We also consider how for those charged with providing training for such individuals might better understand the process and impact of this training. The book further questions the way in which we might conceptualize the balance between nurturing teachers to become autonomous professionals responsible for developing and delivering the mathematics curriculum in schools and, alternatively, setting policies that prescribe practices to be followed. We consider whether we should focus our attention principally on the teachers themselves or on the professional space in which they operate. The book is primarily concerned with examining how trainee teachers conceptualize their own professional development, from the time they enter university on a four-year course as prospective initial teacher training students through to their first year of teaching in primary school. It has a particular focus on how they understand mathematics and how they understand their own teaching of the subject in schools. It offers both empirical and theoretical perspectives.
Empirically, the book draws in particular on two studies conducted by the authors, funded by the UK Economic and Social Research Council and spanning a four-year period. Both of these studies were concerned with the professional development of trainee teachers with a particular focus on their phenomenological experience of the training process. Theoretically, the book draws on recent work in the field of psychoanalysis, and in particular the work of Slavoj Zizek, as an approach to examining how individual trainee teachers encounter the social framework in which they operate. In tackling this we consider the "technologies of self" that produce teachers in schools. We also look at how we might theorize our empirical findings that locate the discursive formation of school mathematics. To summarize the key strands: Firstly, we are keen to present an account of how trainee teachers understand their own journey into teaching mathematics in the primary school. Secondly, we wish to understand better the conception of mathematics in the primary school and how it might develop.

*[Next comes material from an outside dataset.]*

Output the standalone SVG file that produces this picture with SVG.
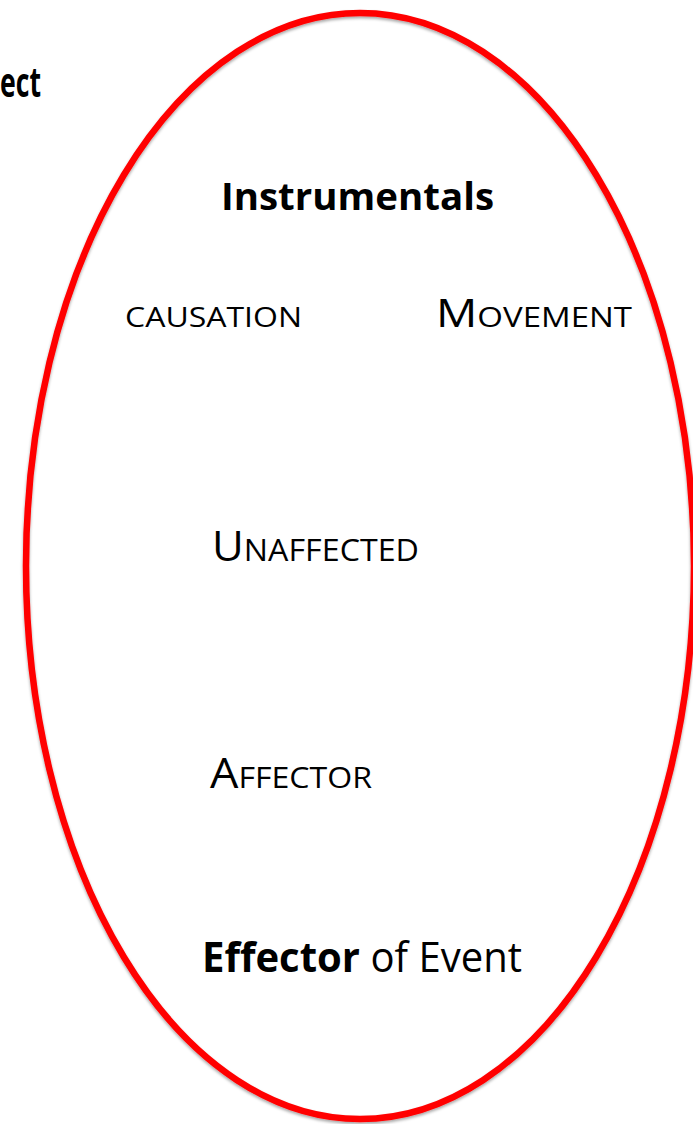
<svg xmlns="http://www.w3.org/2000/svg" width="693" height="1124" viewBox="0 0 693 1124">
<defs>
<style>
.t{font-family:"Open Sans","Liberation Sans",sans-serif;fill:#000}
.b{font-weight:bold}
</style>
<filter id="sh" x="-5%" y="-5%" width="110%" height="110%">
<feDropShadow dx="0" dy="2" stdDeviation="1.5" flood-color="#000" flood-opacity="0.35"/>
</filter>
</defs>
<rect width="693" height="1124" fill="#fff"/>
<g id="ellipse">
<ellipse cx="360" cy="566" rx="334" ry="553" fill="none" stroke="#ff0000" stroke-width="6.5" filter="url(#sh)"/>
</g>
<g id="ect"><text class="t b" x="0" y="97" font-size="42" textLength="41" lengthAdjust="spacingAndGlyphs">ect</text></g>
<g id="instrumentals"><text class="t b" x="221" y="210" font-size="38" textLength="273" lengthAdjust="spacingAndGlyphs">Instrumentals</text></g>
<g id="causation"><text class="t" x="125" y="327" font-size="28" textLength="177" lengthAdjust="spacingAndGlyphs">CAUSATION</text></g>
<g id="movement"><text class="t" x="436" y="327" textLength="196" lengthAdjust="spacingAndGlyphs"><tspan font-size="39">M</tspan><tspan font-size="28">OVEMENT</tspan></text></g>
<g id="unaffected"><text class="t" x="212" y="561" textLength="207" lengthAdjust="spacingAndGlyphs"><tspan font-size="42">U</tspan><tspan font-size="31">NAFFECTED</tspan></text></g>
<g id="affector"><text class="t" x="210" y="788" textLength="162" lengthAdjust="spacingAndGlyphs"><tspan font-size="42">A</tspan><tspan font-size="30">FFECTOR</tspan></text></g>
<g id="effector"><text class="t" x="202" y="972" font-size="42" textLength="320" lengthAdjust="spacingAndGlyphs"><tspan class="b">Effector</tspan> of Event</text></g>
</svg>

Thirdly, we are keen to offer some discussion of how official policy as presented in government initiatives impacts on such teachers. Fourthly, we are concerned with better understanding the role that research in mathematics education might have in accounting for the process of trainees becoming teachers in the primary school and in stimulating development in this area. Finally, we try to offer a theoretical frame that accommodates evolving and alternative conceptions of mathematics, how it is taught and the social parameters that guide these conceptions.